Greg Graffin has always been a big influence on the way I approach things. I love punk rock, but there was always a stigma attached to those that partook in the genre. It’s true I was part of a generation that pushed the vision of the '90s slacker kid, but I would like to think it was much more than that. Punk rock can mean a lot of things, but it was the attitude that I gravitated towards. Always rooted in anti-establishment, but didn’t mean that we weren’t smart, or slackers. It meant that we took a different perspective on the world at large, and railed against what was happening. All that was seen by others was anger… and it was perceived to be unfocused anger.

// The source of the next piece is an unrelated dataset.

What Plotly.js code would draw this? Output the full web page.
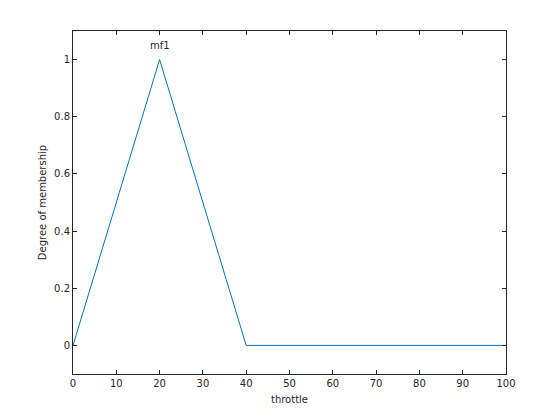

But then I heard Bad Religion’s Suffer and I realized that anger can be as focused as a laser shot at those that hold all the cards… and focused anger is a powerful tool. When Graffin received his Ph.D. I wasn’t surprised -- the guy is really smart -- but what really inspired me was when I saw a bio on him with the description: "Greg Graffin: American punk rock singer, college lecturer, author, and Ph.D. from Cornell University." As if the American punk rock was so ingrained in him that it came before everything else. Even though having a Ph.D. from an Ivy League school is about one of the biggest accomplishments you can have, American punk rock was the calling card he used.

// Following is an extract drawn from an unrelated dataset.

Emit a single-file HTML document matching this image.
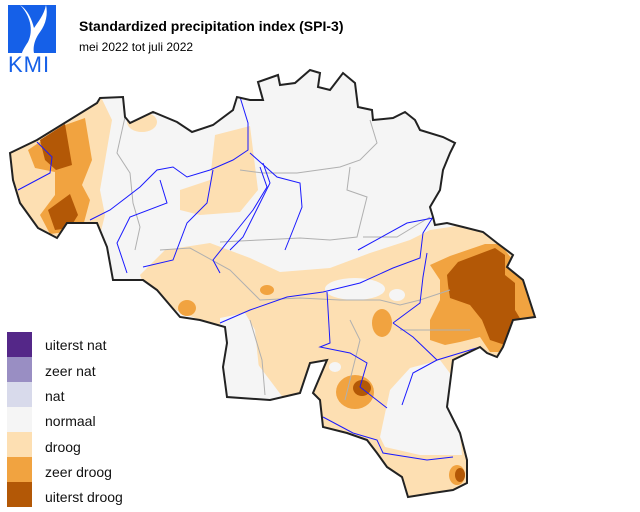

With that being said, Graffin’s solo records were not always loud and distorted. His first two records focused on pop and folk music, but that didn’t mean they weren’t punk rock. And I was super delighted when Graffin announced his newest solo record Millport. The deliberately country record was recorded with members of Social Distortion and Bad Religion, and is genuinely good. It sounds just like it should: punk rockers going country. Graffin’s nasally voice is open, honest, and more honed than normal. His goal this time around was not to have his voice heard above the dirge and saw of distorted instruments, but to add some rust to the natural twang. Album opener “Back Roads of My Mind” is a dusty toe-tapper ready for radio. “Too Many Virtues” hums along with a chorus that is hard to remove from your brain and will be there for some time after listening. “Millport” is another well-written gem and an homage to the album’s namesake, a town in need of a lift, with a resilient people. “Time of Need” is as close to a spiritual as you will get, with Graffin singing “Amen… no religion will help this time of need.” The trio of “Making Time,” “Shotgun,” and “Echo On the Hill” is driving music at its best, with “Echo On the Hill” deeply rooted in bluegrass. “Wax Wings” is a soulful mover with a beautiful fiddle solo in the middle, mandolin, and piano peppered throughout and a wonderful bookend to the record.
Graffin draws a personal, historical line from his family in the Midwest to the overall vibe of the record citing: “the people who introduced me to Old-time music are now old-timers themselves.” With Millport, and all his other musical ventures, Graffin forces you to listen to him because he has something powerful to say, without saying it too loud, focused like a laser. How punk rock is that?